Small matters? Perhaps, but they are only examples of the million and one methods by which the unelected, irresponsible power of corporations, bankers, and the like is exerted over an elected government, even in the rare cases where that government is hostile to its interests. These methods are shored up by a whole host of lobbyists, PR-men, slush funds, foreign trips, free lunches and perks for MPs. All such pressures, by their nature, come from rich people and their companies.
The influence on MPs and governments is not only exerted by businessmen and bankers. All the other sections of the allegedly neutral state operate in the interests of the wealthy classes – if necessary, against the government.
Here’s a contemporary example. In 1972 and 1973, the local authority of Clay Cross, which consisted of ten working men and one working woman, challenged the Tory government’s Housing Finance Act, which insisted on council house rent increases. Pleading that they too were elected representatives, they refused to put up the rents. The government took them to the courts, where they were fined and debarred from future office. They were also ordered to pay a surcharge to make up for the amount gained by Council tenants in non-payment of increased rents.

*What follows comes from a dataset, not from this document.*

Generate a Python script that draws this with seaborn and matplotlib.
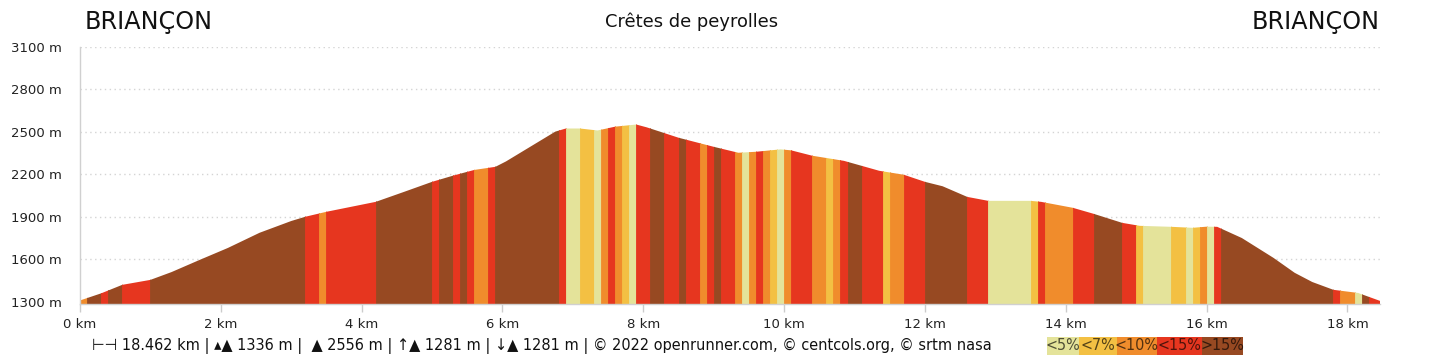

The Labour Party in opposition was very angry. At its 1973 conference it passed a motion instructing the next Labour government to remove the fines, the immunities and the surcharge. The next labour government was elected four months later. One of its first decisions was not to remove the fines or the surcharges. As a result, the eleven working class people who stood by Labour’s policies were humiliated and bankrupted under a Labour government, and the Clay Cross Labour Party has been reduced to a laughing stock.
The government refused to remove the fines or the surcharges because, as Environment Minister Tony Crosland put it: ‘We respect the rule of law’. The government, as part of its philosophy, preferred to respect the ‘independence of the judiciary’ rather than pay back its own supporters. Why? Because, so the theory ran, unless Labour accepts judges’ decisions, the judges cannot be expected to remain neutral and above party politics.
Two years later, the newly-elected Tory authority at Tameside Manchester decided to flout the government instructions and laws which demanded that selective schools be disbanded and comprehensive schools established. The Tories of Tameside insisted on keeping their selective schools. They appealed to the courts. The first court found that the government has the right to decide. The council appealed. The Court of Appeal, headed by the same Lord Justice who had insulted the Clay Cross councillors, upheld the Tory council’s right to decide! The Labour Minister of Education then appealed to the House of Lords, who unanimously upheld the court of appeal.
What did the independence of the judiciary come to, after all? It came to the independence of a handful of rich and bigoted men to decide educational policy. The ‘rule of law’ was the rule of wealth and privilege – in the cases of Clay Cross and Tameside. The government was allowed to overrule the council in the one case, the council was allowed to overrule the government in the other. The rule of wealth took precedence over the rule of the elected government.
Or another example. In May 1974, the Protestants of Northern Ireland went on strike. Their demands were that their privileges over Catholics should be continued and extended. The British government decided to oppose the strike. They ordered their troops in Ireland to take on the strikers. Wilson, the Prime Minister, prepared a speech describing the Protestants’ action as ‘a rebellion against the Crown’. But the army officers refused to face down the strikers. They stood idly by and even encouraged the strikers. Harold Wilson was forced to change his speech and to delete the reference to rebellion. In a book about the strike, Robert Fisk, a Times reporter, concluded:
‘The army did play a political role in Ulster ... The army did not trust the political judgement of the British Ministers at Stormont’.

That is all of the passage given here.